I’m ruminating, chewing my cud, on what is truly of value to me. It’s a worthy subject to come back to, again and again. It’s a question that I’ve been unconsciously avoiding with all my busy doings. The chaos of summer drove me to seek counsel and wisdom. Its very nature demanded attention and action. I have often found much wisdom from Caroline Myss. Now days after her 9 day online retreat, I’m not all that much wiser.

I’m not wiser but I have taken the time off from my usual routine of do this, do that and do this again. I sat still and listen to the quiet. I fasted. I returned to the part of me that loved stilllness and doing nothing. In doing so, I realized how relentless I’ve become in ‘creating’, doing, exercising, so on and forth. I had a busy schedule in retirement. Life was a frenzy. Somehow that was okay. My mind and physical being were occupied. I didn’t have to think about the hard stuff – the uncertainties and anxieties. I was busy.
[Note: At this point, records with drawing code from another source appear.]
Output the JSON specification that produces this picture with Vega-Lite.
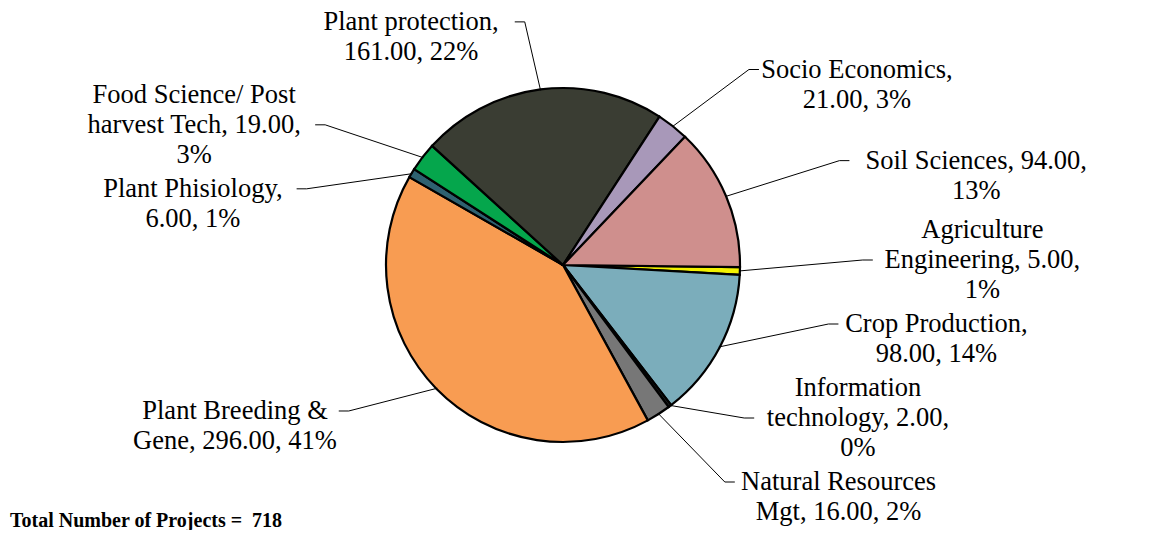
{
  "$schema": "https://vega.github.io/schema/vega-lite/v6.json",
  "width": 1126,
  "height": 530,
  "padding": 0,
  "autosize": {"type": "none"},
  "background": "white",
  "config": {"view": {"stroke": null}},
  "title": {
    "text": "Total Number of Projects =\u00a0 718",
    "orient": "bottom",
    "anchor": "start",
    "frame": "group",
    "offset": -19,
    "dx": 10,
    "font": "Liberation Serif",
    "fontSize": 20,
    "fontWeight": "bold",
    "color": "black"
  },
  "data": {
    "values": [
      {"order": 1, "category": "Agriculture Engineering", "value": 5, "label": "Agriculture\nEngineering, 5.00,\n1%"},
      {"order": 2, "category": "Crop Production", "value": 98, "label": "Crop Production,\n98.00, 14%"},
      {"order": 3, "category": "Information technology", "value": 2, "label": "Information\ntechnology, 2.00,\n0%"},
      {"order": 4, "category": "Natural Resources Mgt", "value": 16, "label": "Natural Resources\nMgt, 16.00, 2%"},
      {"order": 5, "category": "Plant Breeding & Gene", "value": 296, "label": "Plant Breeding &\nGene, 296.00, 41%"},
      {"order": 6, "category": "Plant Phisiology", "value": 6, "label": "Plant Phisiology,\n6.00, 1%"},
      {"order": 7, "category": "Food Science/ Post harvest Tech", "value": 19, "label": "Food Science/ Post\nharvest Tech, 19.00,\n3%"},
      {"order": 8, "category": "Plant protection", "value": 161, "label": "Plant protection,\n161.00, 22%"},
      {"order": 9, "category": "Socio Economics", "value": 21, "label": "Socio Economics,\n21.00, 3%"},
      {"order": 10, "category": "Soil Sciences", "value": 94, "label": "Soil Sciences, 94.00,\n13%"}
    ]
  },
  "transform": [
    {"joinaggregate": [{"op": "sum", "field": "value", "as": "total"}]},
    {"stack": "value", "groupby": [], "sort": [{"field": "order", "order": "ascending"}], "as": ["v0", "v1"]},
    {"calculate": "1.583 + 2*PI*datum.v0/datum.total", "as": "a0"},
    {"calculate": "1.583 + 2*PI*datum.v1/datum.total", "as": "a1"},
    {"calculate": "(datum.a0 + datum.a1)/2", "as": "m"},
    {"calculate": "sin(datum.m) >= 0 ? 'R' : 'L'", "as": "side"},
    {"calculate": "split(datum.label, '\\n')", "as": "lines"},
    {"calculate": "length(datum.lines)", "as": "nl"},
    {"calculate": "max(length(datum.lines[0]), datum.nl > 1 ? length(datum.lines[1]) : 0, datum.nl > 2 ? length(datum.lines[2]) : 0)", "as": "mc"},
    {"calculate": "datum.nl*30", "as": "h"},
    {"calculate": "230*cos(datum.m)", "as": "ynat"},
    {"window": [{"op": "lag", "field": "h", "as": "hprev"}], "groupby": ["side"], "sort": [{"field": "ynat", "order": "descending"}]},
    {"calculate": "datum.hprev == null ? 0 : (datum.hprev + datum.h)/2 + 4", "as": "step"},
    {"window": [{"op": "sum", "field": "step", "as": "S"}], "groupby": ["side"], "sort": [{"field": "ynat", "order": "descending"}]},
    {"calculate": "datum.ynat + datum.S", "as": "zn"},
    {"window": [{"op": "min", "field": "zn", "as": "z"}], "groupby": ["side"], "sort": [{"field": "ynat", "order": "descending"}]},
    {"joinaggregate": [{"op": "max", "field": "S", "as": "Stot"}], "groupby": ["side"]},
    {"calculate": "max(datum.z, -232 + datum.Stot) - datum.S", "as": "ly"},
    {"calculate": "datum.ly + (datum.nl - 1)*15", "as": "ty"},
    {"calculate": "datum.ty - 30*floor((datum.nl - 1)/2)", "as": "ay"},
    {"calculate": "300*sin(datum.m)", "as": "lx"},
    {"calculate": "176*sin(datum.m)", "as": "ex"},
    {"calculate": "176*cos(datum.m)", "as": "ey"},
    {"calculate": "datum.lx + (datum.side == 'R' ? 10 : -10)", "as": "hx"},
    {"calculate": "datum.hx + (datum.side == 'R' ? 1 : -1)*(6 + datum.mc*11.5/2)", "as": "tx"}
  ],
  "layer": [
    {
      "mark": {"type": "arc", "outerRadius": 177, "stroke": "black", "strokeWidth": 2.2},
      "encoding": {
        "theta": {"field": "a0", "type": "quantitative", "scale": null, "stack": null},
        "theta2": {"field": "a1"},
        "color": {
          "field": "category",
          "type": "nominal",
          "legend": null,
          "scale": {
            "domain": ["Agriculture Engineering", "Crop Production", "Information technology", "Natural Resources Mgt", "Plant Breeding & Gene", "Plant Phisiology", "Food Science/ Post harvest Tech", "Plant protection", "Socio Economics", "Soil Sciences"],
            "range": ["#f2f200", "#7badbb", "#222222", "#777777", "#f89c52", "#2e6170", "#05a64c", "#3a3d33", "#a898b9", "#cf8f8d"]
          }
        }
      }
    },
    {
      "mark": {"type": "rule", "color": "black", "strokeWidth": 1},
      "encoding": {
        "x": {"field": "ex", "type": "quantitative", "scale": {"domain": [-563, 563], "nice": false, "zero": false}, "axis": null},
        "y": {"field": "ey", "type": "quantitative", "scale": {"domain": [-265, 265], "nice": false, "zero": false}, "axis": null},
        "x2": {"field": "lx"},
        "y2": {"field": "ay"}
      }
    },
    {
      "mark": {"type": "rule", "color": "black", "strokeWidth": 1},
      "encoding": {
        "x": {"field": "lx", "type": "quantitative", "scale": {"domain": [-563, 563], "nice": false, "zero": false}, "axis": null},
        "x2": {"field": "hx"},
        "y": {"field": "ay", "type": "quantitative", "scale": {"domain": [-265, 265], "nice": false, "zero": false}, "axis": null}
      }
    },
    {
      "mark": {"type": "text", "align": "center", "baseline": "middle", "font": "Liberation Serif", "fontSize": 26.5, "lineHeight": 30, "lineBreak": "\n", "color": "black"},
      "encoding": {
        "x": {"field": "tx", "type": "quantitative", "scale": {"domain": [-563, 563], "nice": false, "zero": false}, "axis": null},
        "y": {"field": "ty", "type": "quantitative", "scale": {"domain": [-265, 265], "nice": false, "zero": false}, "axis": null},
        "text": {"field": "label"}
      }
    }
  ]
}
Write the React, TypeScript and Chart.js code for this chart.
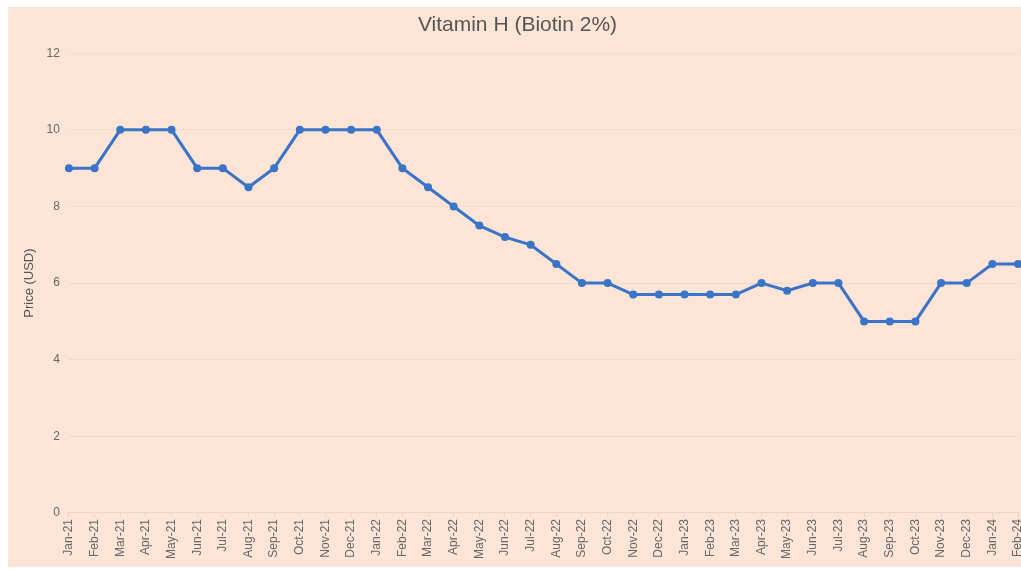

Being ‘busy’ and ‘creative’ gives legitimacy to being distracted and absent from my life. I didn’t smell the coffee or the flowers. I THOUGHT I did. I hadn’t tended my garden or myself regularly. I did it haphazardly, by gosh and darn – like everything I do. Now that I know better, I’ll try to do better. But it is difficult to break out of set patterns. Having an addictive personality doesn’t help. Already I want to sign up for another course given by Caroline Myss and Andrew Harvey on our shadow selves. It would not be a bad thing but it would be another thing I’ll be chasing, being distracted and busy.

I will resist, staying in the here and now. I have enough. I am enough. It is time to bring in the laundry. It is time to push the stove back in its place. It took something falling behind it for me to clean underneath. What alot of dust, grime and dog hair! Now it’s all swept, washed and dried. Good for another 10 years.

 

THE MORNING AFTER

It’s the morning after my 9 day online spiritual retreat with Caroline Myss. As with most morning afters, I’m feeling like Peggy Lee singing, Is That All There Is? My problem is I have this lazy bone. I like the learning . I wish it could go on forever. I love soaking up all the knowledge. Living it is another matter. I have this feeling of avoidance, dread, putting up roadblocks. I think I hate change and creating the domino effect. Make one wrong move and the whole thing comes undone. I hate uncertainty and taking chances. I love safety even though it’s stifling at times.

Learning, researching, gathering information, whatever I choose to call it, gives legitimacy to procrastination. It reduces my guilt of none doing. I wonder why I feel I have this guilt. Why must I be doing something ‘useful’ or ‘creative’ all the time? Why is enjoying idleness such a sin? That’s something to think about. But I’ve cleared out all my busyness during this 9 day period. I’m taking time resting in the in between notes, letting the information and ideas sit and percolate. More wisdom may arise. I’m more apt to hear it when it comes if I’m quiet within.

I am enjoying the idleness today. There is that feeling of ‘I should have’ in the back of my mind. I should have but I’m too tired. I should have but there’s a feeling that I don’t want to go there. I should have but I dread doing that. I’m learning to live with and accepting these feelings. Sometimes they are not real. They do no harm. I can sit with them. I can stand the rest as well as the guilt.